DIRECTIVE –
Drop every picture, then transcribe the remaining data exactly.
* BEGIN MATERIAL *
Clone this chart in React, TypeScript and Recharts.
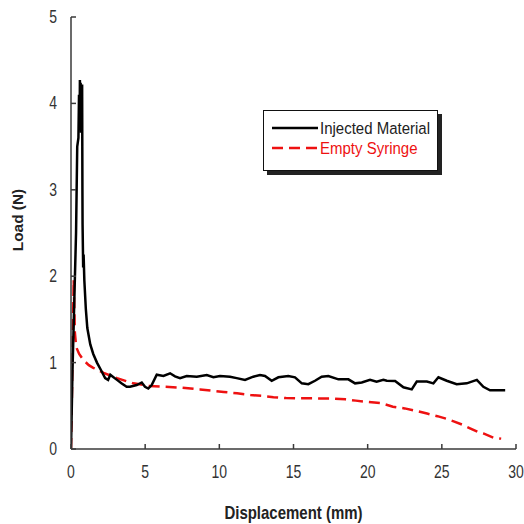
import React from "react";
import { LineChart, Line, XAxis, YAxis } from "recharts";

const seriesNames = ["Injected Material", "Empty Syringe"];
const seriesColors = ["#000000", "#ee1111"];

const xTicks = [0, 5, 10, 15, 20, 25, 30];
const yTicks = [0, 1, 2, 3, 4, 5];

const injectedDisp = [
  0, 0.1, 0.25, 0.34, 0.42, 0.5, 0.54, 0.58, 0.6, 0.63, 0.65, 0.68, 0.7, 0.73, 0.75, 0.77, 0.78, 0.82, 0.85, 0.9,
  1.0, 1.1, 1.3, 1.5, 1.75, 2.0, 2.3, 2.5, 2.65, 2.8, 3.1, 3.4, 3.75, 3.98, 4.43, 4.77, 4.99, 5.21, 5.44, 5.78,
  6.23, 6.68, 7.01, 7.35, 7.8, 8.48, 9.15, 9.6, 10.05, 10.72, 11.17, 11.73, 12.29, 12.74, 13.08, 13.53, 13.98,
  14.65, 15.1, 15.56, 16.0, 16.45, 16.9, 17.35, 18.03, 18.7, 19.15, 19.6, 20.16, 20.6, 21.06, 21.29, 21.85,
  22.41, 22.97, 23.31, 23.99, 24.43, 24.77, 25.33, 26.0, 26.68, 27.36, 27.8, 28.25, 29.27,
];
const injectedLoad = [
  0, 0.9, 1.9, 2.5, 3.5, 3.6, 4.1, 3.7, 4.27, 3.7, 4.24, 3.66, 4.2, 3.7, 4.22, 3.0, 2.6, 2.1, 2.25, 1.95,
  1.62, 1.4, 1.21, 1.1, 1.0, 0.92, 0.82, 0.8, 0.86, 0.84, 0.8, 0.76, 0.72, 0.72, 0.74, 0.77, 0.72, 0.7, 0.74, 0.86,
  0.845, 0.876, 0.84, 0.82, 0.845, 0.837, 0.856, 0.83, 0.845, 0.837, 0.82, 0.8, 0.837, 0.856, 0.845, 0.79, 0.83,
  0.845, 0.83, 0.76, 0.75, 0.79, 0.837, 0.845, 0.806, 0.806, 0.76, 0.77, 0.8, 0.78, 0.8, 0.79, 0.787,
  0.714, 0.69, 0.78, 0.78, 0.76, 0.83, 0.79, 0.75, 0.76, 0.8, 0.72, 0.68, 0.68,
];

const syringeDisp = [
  0, 0.1, 0.18, 0.26, 0.35, 0.55, 0.83, 1.2, 1.5, 2.2, 3.1, 4.2, 5.3, 6.3, 7.5, 8.7, 9.5, 10.3, 11.2, 12.1,
  13.0, 13.65, 14.5, 15.4, 16.5, 17.5, 18.5, 19.2, 20.0, 20.9, 21.7, 22.5, 23.3, 24.0, 24.7, 25.3, 25.8, 26.4,
  26.9, 27.4, 27.8, 28.5, 29.0,
];
const syringeLoad = [
  0, 1.0, 1.96, 1.35, 1.18, 1.1, 1.03, 0.97, 0.94, 0.88, 0.82, 0.76, 0.73, 0.72, 0.71, 0.69, 0.675, 0.66, 0.645,
  0.625, 0.613, 0.6, 0.59, 0.586, 0.586, 0.585, 0.575, 0.56, 0.545, 0.53, 0.49, 0.47, 0.44, 0.41, 0.38, 0.35,
  0.32, 0.28, 0.24, 0.2, 0.18, 0.13, 0.12,
];

const injectedData = injectedDisp.map((x, i) => ({ x, y: injectedLoad[i] }));
const syringeData = syringeDisp.map((x, i) => ({ x, y: syringeLoad[i] }));

const FONT = "'Liberation Sans', Arial, sans-serif";
const AXIS = "#3a3a3a";

const XTick = (props: any) => {
  const { x, y, payload } = props;
  return (
    <g>
      <line x1={x} x2={x} y1={y} y2={y - 5} stroke={AXIS} strokeWidth={1.5} />
      <text
        transform={`translate(${x} ${y + 29}) scale(1 1.25)`}
        textAnchor="middle"
        fontFamily={FONT}
        fontSize={14}
        fill="#333"
      >
        {payload.value}
      </text>
    </g>
  );
};

const YTick = (props: any) => {
  const { x, y, payload } = props;
  return (
    <g>
      <line x1={x} x2={x + 5} y1={y} y2={y} stroke={AXIS} strokeWidth={1.5} />
      <text
        transform={`translate(${x - 14} ${y + 6}) scale(1 1.25)`}
        textAnchor="end"
        fontFamily={FONT}
        fontSize={14}
        fill="#333"
      >
        {payload.value}
      </text>
    </g>
  );
};

const YTitle = (props: any) => {
  const vb = props.viewBox || {};
  const cx = vb.x + 18;
  const cy = vb.y + vb.height / 2 - 13;
  return (
    <text
      transform={`translate(${cx + 5} ${cy}) rotate(-90) scale(1.1 1)`}
      textAnchor="middle"
      fontFamily={FONT}
      fontWeight="bold"
      fontSize={14}
      fill="#222"
    >
      Load (N)
    </text>
  );
};

const XTitle = (props: any) => {
  const vb = props.viewBox || {};
  const cx = vb.x + vb.width / 2;
  return (
    <text
      transform={`translate(${cx} ${vb.y + 70}) scale(1 1.2)`}
      textAnchor="middle"
      fontFamily={FONT}
      fontWeight="bold"
      fontSize={15}
      fill="#222"
    >
      Displacement (mm)
    </text>
  );
};

const LegendBox = () => (
  <svg
    width={184}
    height={70}
    style={{ position: "absolute", left: 263, top: 110 }}
  >
    <rect x={4} y={4} width={175} height={61} fill="#222" />
    <rect x={0.5} y={0.5} width={174} height={60} fill="#fff" stroke="#111" strokeWidth={1} />
    <line x1={9} x2={55} y1={18} y2={18} stroke={seriesColors[0]} strokeWidth={2.5} />
    <text
      transform="translate(57 23.5) scale(1 1.15)"
      fontFamily={FONT}
      fontSize={15}
      fill="#222"
    >
      {seriesNames[0]}
    </text>
    <line
      x1={9}
      x2={55}
      y1={38}
      y2={38}
      stroke={seriesColors[1]}
      strokeWidth={2.5}
      strokeDasharray="11 6"
    />
    <text
      transform="translate(57 43.5) scale(1 1.15)"
      fontFamily={FONT}
      fontSize={15}
      fill={seriesColors[1]}
    >
      {seriesNames[1]}
    </text>
  </svg>
);

export default function App() {
  return (
    <div style={{ position: "absolute", left: 0, top: 0, width: 524, height: 524, background: "#fff" }}>
      <LineChart width={524} height={524} margin={{ top: 17, right: 8, bottom: 0, left: 0 }}>
        <XAxis
          type="number"
          dataKey="x"
          domain={[0, 30]}
          ticks={xTicks}
          height={75}
          stroke={AXIS}
          strokeWidth={1.5}
          tickSize={0}
          tickMargin={0}
          tickLine={false}
          tick={<XTick />}
          allowDataOverflow
          label={<XTitle />}
        />
        <YAxis
          type="number"
          dataKey="y"
          domain={[0, 5]}
          ticks={yTicks}
          width={71}
          stroke={AXIS}
          strokeWidth={1.5}
          tickSize={0}
          tickMargin={0}
          tickLine={false}
          tick={<YTick />}
          allowDataOverflow
          label={<YTitle />}
        />
        <Line
          data={syringeData}
          dataKey="y"
          name={seriesNames[1]}
          type="linear"
          stroke={seriesColors[1]}
          strokeWidth={2.5}
          strokeDasharray="11 6"
          dot={false}
          activeDot={false}
          isAnimationActive={false}
        />
        <Line
          data={injectedData}
          dataKey="y"
          name={seriesNames[0]}
          type="linear"
          stroke={seriesColors[0]}
          strokeWidth={2.5}
          dot={false}
          activeDot={false}
          isAnimationActive={false}
        />
      </LineChart>
      <LegendBox />
    </div>
  );
}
* END MATERIAL *
THE RESPONSE –
Clone this chart in React, TypeScript and Recharts.
import React from "react";
import { LineChart, Line, XAxis, YAxis } from "recharts";

const seriesNames = ["Injected Material", "Empty Syringe"];
const seriesColors = ["#000000", "#ee1111"];

const xTicks = [0, 5, 10, 15, 20, 25, 30];
const yTicks = [0, 1, 2, 3, 4, 5];

const injectedDisp = [
  0, 0.1, 0.25, 0.34, 0.42, 0.5, 0.54, 0.58, 0.6, 0.63, 0.65, 0.68, 0.7, 0.73, 0.75, 0.77, 0.78, 0.82, 0.85, 0.9,
  1.0, 1.1, 1.3, 1.5, 1.75, 2.0, 2.3, 2.5, 2.65, 2.8, 3.1, 3.4, 3.75, 3.98, 4.43, 4.77, 4.99, 5.21, 5.44, 5.78,
  6.23, 6.68, 7.01, 7.35, 7.8, 8.48, 9.15, 9.6, 10.05, 10.72, 11.17, 11.73, 12.29, 12.74, 13.08, 13.53, 13.98,
  14.65, 15.1, 15.56, 16.0, 16.45, 16.9, 17.35, 18.03, 18.7, 19.15, 19.6, 20.16, 20.6, 21.06, 21.29, 21.85,
  22.41, 22.97, 23.31, 23.99, 24.43, 24.77, 25.33, 26.0, 26.68, 27.36, 27.8, 28.25, 29.27,
];
const injectedLoad = [
  0, 0.9, 1.9, 2.5, 3.5, 3.6, 4.1, 3.7, 4.27, 3.7, 4.24, 3.66, 4.2, 3.7, 4.22, 3.0, 2.6, 2.1, 2.25, 1.95,
  1.62, 1.4, 1.21, 1.1, 1.0, 0.92, 0.82, 0.8, 0.86, 0.84, 0.8, 0.76, 0.72, 0.72, 0.74, 0.77, 0.72, 0.7, 0.74, 0.86,
  0.845, 0.876, 0.84, 0.82, 0.845, 0.837, 0.856, 0.83, 0.845, 0.837, 0.82, 0.8, 0.837, 0.856, 0.845, 0.79, 0.83,
  0.845, 0.83, 0.76, 0.75, 0.79, 0.837, 0.845, 0.806, 0.806, 0.76, 0.77, 0.8, 0.78, 0.8, 0.79, 0.787,
  0.714, 0.69, 0.78, 0.78, 0.76, 0.83, 0.79, 0.75, 0.76, 0.8, 0.72, 0.68, 0.68,
];

const syringeDisp = [
  0, 0.1, 0.18, 0.26, 0.35, 0.55, 0.83, 1.2, 1.5, 2.2, 3.1, 4.2, 5.3, 6.3, 7.5, 8.7, 9.5, 10.3, 11.2, 12.1,
  13.0, 13.65, 14.5, 15.4, 16.5, 17.5, 18.5, 19.2, 20.0, 20.9, 21.7, 22.5, 23.3, 24.0, 24.7, 25.3, 25.8, 26.4,
  26.9, 27.4, 27.8, 28.5, 29.0,
];
const syringeLoad = [
  0, 1.0, 1.96, 1.35, 1.18, 1.1, 1.03, 0.97, 0.94, 0.88, 0.82, 0.76, 0.73, 0.72, 0.71, 0.69, 0.675, 0.66, 0.645,
  0.625, 0.613, 0.6, 0.59, 0.586, 0.586, 0.585, 0.575, 0.56, 0.545, 0.53, 0.49, 0.47, 0.44, 0.41, 0.38, 0.35,
  0.32, 0.28, 0.24, 0.2, 0.18, 0.13, 0.12,
];

const injectedData = injectedDisp.map((x, i) => ({ x, y: injectedLoad[i] }));
const syringeData = syringeDisp.map((x, i) => ({ x, y: syringeLoad[i] }));

const FONT = "'Liberation Sans', Arial, sans-serif";
const AXIS = "#3a3a3a";

const XTick = (props: any) => {
  const { x, y, payload } = props;
  return (
    <g>
      <line x1={x} x2={x} y1={y} y2={y - 5} stroke={AXIS} strokeWidth={1.5} />
      <text
        transform={`translate(${x} ${y + 29}) scale(1 1.25)`}
        textAnchor="middle"
        fontFamily={FONT}
        fontSize={14}
        fill="#333"
      >
        {payload.value}
      </text>
    </g>
  );
};

const YTick = (props: any) => {
  const { x, y, payload } = props;
  return (
    <g>
      <line x1={x} x2={x + 5} y1={y} y2={y} stroke={AXIS} strokeWidth={1.5} />
      <text
        transform={`translate(${x - 14} ${y + 6}) scale(1 1.25)`}
        textAnchor="end"
        fontFamily={FONT}
        fontSize={14}
        fill="#333"
      >
        {payload.value}
      </text>
    </g>
  );
};

const YTitle = (props: any) => {
  const vb = props.viewBox || {};
  const cx = vb.x + 18;
  const cy = vb.y + vb.height / 2 - 13;
  return (
    <text
      transform={`translate(${cx + 5} ${cy}) rotate(-90) scale(1.1 1)`}
      textAnchor="middle"
      fontFamily={FONT}
      fontWeight="bold"
      fontSize={14}
      fill="#222"
    >
      Load (N)
    </text>
  );
};

const XTitle = (props: any) => {
  const vb = props.viewBox || {};
  const cx = vb.x + vb.width / 2;
  return (
    <text
      transform={`translate(${cx} ${vb.y + 70}) scale(1 1.2)`}
      textAnchor="middle"
      fontFamily={FONT}
      fontWeight="bold"
      fontSize={15}
      fill="#222"
    >
      Displacement (mm)
    </text>
  );
};

const LegendBox = () => (
  <svg
    width={184}
    height={70}
    style={{ position: "absolute", left: 263, top: 110 }}
  >
    <rect x={4} y={4} width={175} height={61} fill="#222" />
    <rect x={0.5} y={0.5} width={174} height={60} fill="#fff" stroke="#111" strokeWidth={1} />
    <line x1={9} x2={55} y1={18} y2={18} stroke={seriesColors[0]} strokeWidth={2.5} />
    <text
      transform="translate(57 23.5) scale(1 1.15)"
      fontFamily={FONT}
      fontSize={15}
      fill="#222"
    >
      {seriesNames[0]}
    </text>
    <line
      x1={9}
      x2={55}
      y1={38}
      y2={38}
      stroke={seriesColors[1]}
      strokeWidth={2.5}
      strokeDasharray="11 6"
    />
    <text
      transform="translate(57 43.5) scale(1 1.15)"
      fontFamily={FONT}
      fontSize={15}
      fill={seriesColors[1]}
    >
      {seriesNames[1]}
    </text>
  </svg>
);

export default function App() {
  return (
    <div style={{ position: "absolute", left: 0, top: 0, width: 524, height: 524, background: "#fff" }}>
      <LineChart width={524} height={524} margin={{ top: 17, right: 8, bottom: 0, left: 0 }}>
        <XAxis
          type="number"
          dataKey="x"
          domain={[0, 30]}
          ticks={xTicks}
          height={75}
          stroke={AXIS}
          strokeWidth={1.5}
          tickSize={0}
          tickMargin={0}
          tickLine={false}
          tick={<XTick />}
          allowDataOverflow
          label={<XTitle />}
        />
        <YAxis
          type="number"
          dataKey="y"
          domain={[0, 5]}
          ticks={yTicks}
          width={71}
          stroke={AXIS}
          strokeWidth={1.5}
          tickSize={0}
          tickMargin={0}
          tickLine={false}
          tick={<YTick />}
          allowDataOverflow
          label={<YTitle />}
        />
        <Line
          data={syringeData}
          dataKey="y"
          name={seriesNames[1]}
          type="linear"
          stroke={seriesColors[1]}
          strokeWidth={2.5}
          strokeDasharray="11 6"
          dot={false}
          activeDot={false}
          isAnimationActive={false}
        />
        <Line
          data={injectedData}
          dataKey="y"
          name={seriesNames[0]}
          type="linear"
          stroke={seriesColors[0]}
          strokeWidth={2.5}
          dot={false}
          activeDot={false}
          isAnimationActive={false}
        />
      </LineChart>
      <LegendBox />
    </div>
  );
}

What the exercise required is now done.